--- Supplied material ---
::::::::::

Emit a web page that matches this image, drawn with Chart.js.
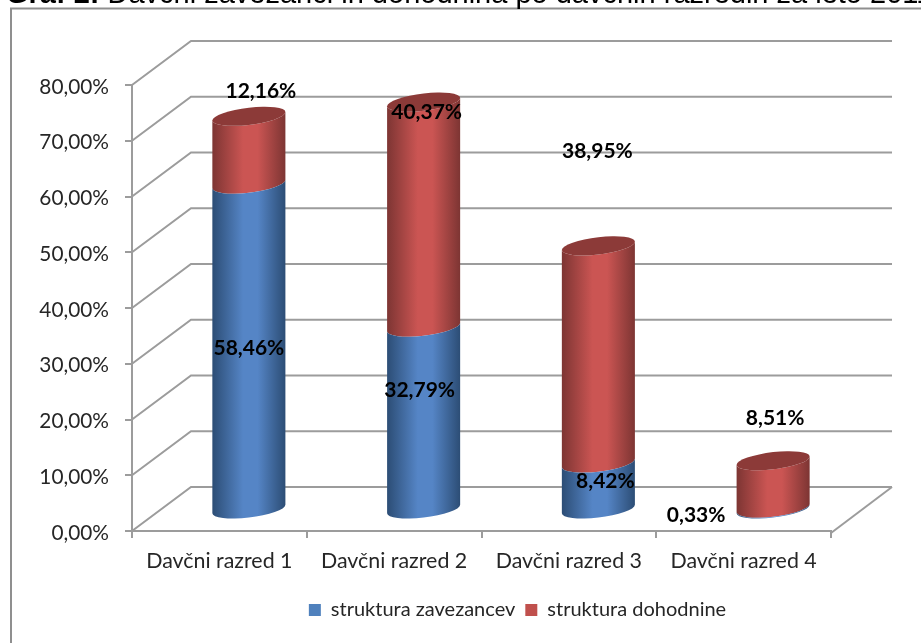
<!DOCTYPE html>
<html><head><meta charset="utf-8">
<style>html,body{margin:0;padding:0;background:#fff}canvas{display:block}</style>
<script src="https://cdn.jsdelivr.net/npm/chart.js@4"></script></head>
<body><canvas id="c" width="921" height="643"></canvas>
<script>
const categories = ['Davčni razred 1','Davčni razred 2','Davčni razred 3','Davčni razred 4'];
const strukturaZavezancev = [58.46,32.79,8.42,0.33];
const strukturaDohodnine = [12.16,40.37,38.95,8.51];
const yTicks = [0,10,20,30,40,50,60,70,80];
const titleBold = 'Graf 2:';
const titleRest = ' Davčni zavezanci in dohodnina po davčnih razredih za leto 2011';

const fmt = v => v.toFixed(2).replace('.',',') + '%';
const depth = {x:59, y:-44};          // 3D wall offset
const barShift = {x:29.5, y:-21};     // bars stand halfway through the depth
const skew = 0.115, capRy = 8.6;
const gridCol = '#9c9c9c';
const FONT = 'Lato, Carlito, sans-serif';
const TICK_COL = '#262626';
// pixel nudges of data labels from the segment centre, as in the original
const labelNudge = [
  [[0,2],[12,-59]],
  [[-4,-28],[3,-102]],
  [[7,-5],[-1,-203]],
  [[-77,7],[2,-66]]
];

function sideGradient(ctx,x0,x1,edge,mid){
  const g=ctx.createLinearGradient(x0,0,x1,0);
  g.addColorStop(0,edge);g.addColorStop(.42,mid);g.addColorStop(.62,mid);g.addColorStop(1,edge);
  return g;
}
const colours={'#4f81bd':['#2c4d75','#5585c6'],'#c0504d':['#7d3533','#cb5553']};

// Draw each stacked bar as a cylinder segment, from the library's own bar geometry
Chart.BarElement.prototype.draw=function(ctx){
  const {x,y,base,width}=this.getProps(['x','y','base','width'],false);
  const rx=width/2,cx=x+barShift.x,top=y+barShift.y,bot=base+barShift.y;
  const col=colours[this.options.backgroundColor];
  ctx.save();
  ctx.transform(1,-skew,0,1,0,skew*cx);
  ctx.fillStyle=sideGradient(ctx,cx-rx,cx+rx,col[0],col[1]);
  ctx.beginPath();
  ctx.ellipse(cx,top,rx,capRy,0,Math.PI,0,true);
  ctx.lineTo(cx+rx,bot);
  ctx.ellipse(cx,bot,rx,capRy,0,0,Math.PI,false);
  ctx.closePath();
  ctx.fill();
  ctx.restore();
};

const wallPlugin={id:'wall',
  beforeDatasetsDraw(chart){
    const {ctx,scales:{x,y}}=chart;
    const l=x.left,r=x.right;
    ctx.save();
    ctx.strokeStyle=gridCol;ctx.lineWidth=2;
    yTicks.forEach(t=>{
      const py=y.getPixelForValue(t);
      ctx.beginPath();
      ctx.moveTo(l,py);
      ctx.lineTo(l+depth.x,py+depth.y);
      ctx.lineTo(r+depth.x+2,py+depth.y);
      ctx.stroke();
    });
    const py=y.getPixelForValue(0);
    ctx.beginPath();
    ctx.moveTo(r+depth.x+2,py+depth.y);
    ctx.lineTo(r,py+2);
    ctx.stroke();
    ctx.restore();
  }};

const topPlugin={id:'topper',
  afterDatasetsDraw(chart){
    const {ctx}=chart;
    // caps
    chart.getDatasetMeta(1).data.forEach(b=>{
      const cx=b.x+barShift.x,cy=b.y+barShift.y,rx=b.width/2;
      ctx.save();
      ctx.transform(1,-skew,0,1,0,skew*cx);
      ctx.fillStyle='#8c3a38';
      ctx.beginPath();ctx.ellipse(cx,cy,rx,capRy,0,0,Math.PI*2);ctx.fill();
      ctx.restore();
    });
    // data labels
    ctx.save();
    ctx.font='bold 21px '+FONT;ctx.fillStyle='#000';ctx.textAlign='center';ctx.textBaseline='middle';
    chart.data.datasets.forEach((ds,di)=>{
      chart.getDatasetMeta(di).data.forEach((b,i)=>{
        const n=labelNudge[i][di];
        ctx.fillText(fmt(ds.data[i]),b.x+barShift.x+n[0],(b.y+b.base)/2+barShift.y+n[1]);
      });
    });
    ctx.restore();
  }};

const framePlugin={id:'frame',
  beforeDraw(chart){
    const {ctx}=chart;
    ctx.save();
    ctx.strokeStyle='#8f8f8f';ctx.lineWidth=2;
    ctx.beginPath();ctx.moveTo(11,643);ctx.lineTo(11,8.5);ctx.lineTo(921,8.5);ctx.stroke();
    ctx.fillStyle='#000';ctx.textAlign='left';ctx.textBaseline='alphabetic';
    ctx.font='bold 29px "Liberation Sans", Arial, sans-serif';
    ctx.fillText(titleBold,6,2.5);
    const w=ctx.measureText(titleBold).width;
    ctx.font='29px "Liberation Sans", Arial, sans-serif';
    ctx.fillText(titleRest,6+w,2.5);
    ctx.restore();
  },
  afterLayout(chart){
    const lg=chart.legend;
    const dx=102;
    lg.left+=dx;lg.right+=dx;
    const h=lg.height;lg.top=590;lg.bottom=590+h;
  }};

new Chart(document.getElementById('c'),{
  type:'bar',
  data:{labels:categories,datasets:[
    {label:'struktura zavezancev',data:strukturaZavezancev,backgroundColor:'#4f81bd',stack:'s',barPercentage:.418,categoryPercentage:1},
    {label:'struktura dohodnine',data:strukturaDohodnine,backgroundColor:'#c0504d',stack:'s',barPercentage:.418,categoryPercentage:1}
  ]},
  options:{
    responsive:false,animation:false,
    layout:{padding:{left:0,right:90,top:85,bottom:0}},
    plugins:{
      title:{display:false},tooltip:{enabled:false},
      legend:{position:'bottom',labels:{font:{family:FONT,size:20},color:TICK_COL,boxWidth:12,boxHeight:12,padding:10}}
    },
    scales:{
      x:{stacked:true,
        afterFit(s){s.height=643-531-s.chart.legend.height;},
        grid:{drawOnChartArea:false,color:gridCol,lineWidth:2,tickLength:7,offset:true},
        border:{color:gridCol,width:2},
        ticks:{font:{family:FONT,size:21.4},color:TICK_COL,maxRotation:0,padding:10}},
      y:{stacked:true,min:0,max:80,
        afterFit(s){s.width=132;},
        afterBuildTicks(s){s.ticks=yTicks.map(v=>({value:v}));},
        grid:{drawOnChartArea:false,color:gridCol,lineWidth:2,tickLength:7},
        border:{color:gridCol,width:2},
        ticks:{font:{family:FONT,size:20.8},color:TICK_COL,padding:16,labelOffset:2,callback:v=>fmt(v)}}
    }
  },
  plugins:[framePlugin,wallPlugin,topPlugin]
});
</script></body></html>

::::::::::

Every line above should be returned exactly; the pictures stay out.

Emit a web page that matches this image, drawn with Chart.js.
<!DOCTYPE html>
<html><head><meta charset="utf-8">
<style>html,body{margin:0;padding:0;background:#fff}canvas{display:block}</style>
<script src="https://cdn.jsdelivr.net/npm/chart.js@4"></script></head>
<body><canvas id="c" width="921" height="643"></canvas>
<script>
const categories = ['Davčni razred 1','Davčni razred 2','Davčni razred 3','Davčni razred 4'];
const strukturaZavezancev = [58.46,32.79,8.42,0.33];
const strukturaDohodnine = [12.16,40.37,38.95,8.51];
const yTicks = [0,10,20,30,40,50,60,70,80];
const titleBold = 'Graf 2:';
const titleRest = ' Davčni zavezanci in dohodnina po davčnih razredih za leto 2011';

const fmt = v => v.toFixed(2).replace('.',',') + '%';
const depth = {x:59, y:-44};          // 3D wall offset
const barShift = {x:29.5, y:-21};     // bars stand halfway through the depth
const skew = 0.115, capRy = 8.6;
const gridCol = '#9c9c9c';
const FONT = 'Lato, Carlito, sans-serif';
const TICK_COL = '#262626';
// pixel nudges of data labels from the segment centre, as in the original
const labelNudge = [
  [[0,2],[12,-59]],
  [[-4,-28],[3,-102]],
  [[7,-5],[-1,-203]],
  [[-77,7],[2,-66]]
];

function sideGradient(ctx,x0,x1,edge,mid){
  const g=ctx.createLinearGradient(x0,0,x1,0);
  g.addColorStop(0,edge);g.addColorStop(.42,mid);g.addColorStop(.62,mid);g.addColorStop(1,edge);
  return g;
}
const colours={'#4f81bd':['#2c4d75','#5585c6'],'#c0504d':['#7d3533','#cb5553']};

// Draw each stacked bar as a cylinder segment, from the library's own bar geometry
Chart.BarElement.prototype.draw=function(ctx){
  const {x,y,base,width}=this.getProps(['x','y','base','width'],false);
  const rx=width/2,cx=x+barShift.x,top=y+barShift.y,bot=base+barShift.y;
  const col=colours[this.options.backgroundColor];
  ctx.save();
  ctx.transform(1,-skew,0,1,0,skew*cx);
  ctx.fillStyle=sideGradient(ctx,cx-rx,cx+rx,col[0],col[1]);
  ctx.beginPath();
  ctx.ellipse(cx,top,rx,capRy,0,Math.PI,0,true);
  ctx.lineTo(cx+rx,bot);
  ctx.ellipse(cx,bot,rx,capRy,0,0,Math.PI,false);
  ctx.closePath();
  ctx.fill();
  ctx.restore();
};

const wallPlugin={id:'wall',
  beforeDatasetsDraw(chart){
    const {ctx,scales:{x,y}}=chart;
    const l=x.left,r=x.right;
    ctx.save();
    ctx.strokeStyle=gridCol;ctx.lineWidth=2;
    yTicks.forEach(t=>{
      const py=y.getPixelForValue(t);
      ctx.beginPath();
      ctx.moveTo(l,py);
      ctx.lineTo(l+depth.x,py+depth.y);
      ctx.lineTo(r+depth.x+2,py+depth.y);
      ctx.stroke();
    });
    const py=y.getPixelForValue(0);
    ctx.beginPath();
    ctx.moveTo(r+depth.x+2,py+depth.y);
    ctx.lineTo(r,py+2);
    ctx.stroke();
    ctx.restore();
  }};

const topPlugin={id:'topper',
  afterDatasetsDraw(chart){
    const {ctx}=chart;
    // caps
    chart.getDatasetMeta(1).data.forEach(b=>{
      const cx=b.x+barShift.x,cy=b.y+barShift.y,rx=b.width/2;
      ctx.save();
      ctx.transform(1,-skew,0,1,0,skew*cx);
      ctx.fillStyle='#8c3a38';
      ctx.beginPath();ctx.ellipse(cx,cy,rx,capRy,0,0,Math.PI*2);ctx.fill();
      ctx.restore();
    });
    // data labels
    ctx.save();
    ctx.font='bold 21px '+FONT;ctx.fillStyle='#000';ctx.textAlign='center';ctx.textBaseline='middle';
    chart.data.datasets.forEach((ds,di)=>{
      chart.getDatasetMeta(di).data.forEach((b,i)=>{
        const n=labelNudge[i][di];
        ctx.fillText(fmt(ds.data[i]),b.x+barShift.x+n[0],(b.y+b.base)/2+barShift.y+n[1]);
      });
    });
    ctx.restore();
  }};

const framePlugin={id:'frame',
  beforeDraw(chart){
    const {ctx}=chart;
    ctx.save();
    ctx.strokeStyle='#8f8f8f';ctx.lineWidth=2;
    ctx.beginPath();ctx.moveTo(11,643);ctx.lineTo(11,8.5);ctx.lineTo(921,8.5);ctx.stroke();
    ctx.fillStyle='#000';ctx.textAlign='left';ctx.textBaseline='alphabetic';
    ctx.font='bold 29px "Liberation Sans", Arial, sans-serif';
    ctx.fillText(titleBold,6,2.5);
    const w=ctx.measureText(titleBold).width;
    ctx.font='29px "Liberation Sans", Arial, sans-serif';
    ctx.fillText(titleRest,6+w,2.5);
    ctx.restore();
  },
  afterLayout(chart){
    const lg=chart.legend;
    const dx=102;
    lg.left+=dx;lg.right+=dx;
    const h=lg.height;lg.top=590;lg.bottom=590+h;
  }};

new Chart(document.getElementById('c'),{
  type:'bar',
  data:{labels:categories,datasets:[
    {label:'struktura zavezancev',data:strukturaZavezancev,backgroundColor:'#4f81bd',stack:'s',barPercentage:.418,categoryPercentage:1},
    {label:'struktura dohodnine',data:strukturaDohodnine,backgroundColor:'#c0504d',stack:'s',barPercentage:.418,categoryPercentage:1}
  ]},
  options:{
    responsive:false,animation:false,
    layout:{padding:{left:0,right:90,top:85,bottom:0}},
    plugins:{
      title:{display:false},tooltip:{enabled:false},
      legend:{position:'bottom',labels:{font:{family:FONT,size:20},color:TICK_COL,boxWidth:12,boxHeight:12,padding:10}}
    },
    scales:{
      x:{stacked:true,
        afterFit(s){s.height=643-531-s.chart.legend.height;},
        grid:{drawOnChartArea:false,color:gridCol,lineWidth:2,tickLength:7,offset:true},
        border:{color:gridCol,width:2},
        ticks:{font:{family:FONT,size:21.4},color:TICK_COL,maxRotation:0,padding:10}},
      y:{stacked:true,min:0,max:80,
        afterFit(s){s.width=132;},
        afterBuildTicks(s){s.ticks=yTicks.map(v=>({value:v}));},
        grid:{drawOnChartArea:false,color:gridCol,lineWidth:2,tickLength:7},
        border:{color:gridCol,width:2},
        ticks:{font:{family:FONT,size:20.8},color:TICK_COL,padding:16,labelOffset:2,callback:v=>fmt(v)}}
    }
  },
  plugins:[framePlugin,wallPlugin,topPlugin]
});
</script></body></html>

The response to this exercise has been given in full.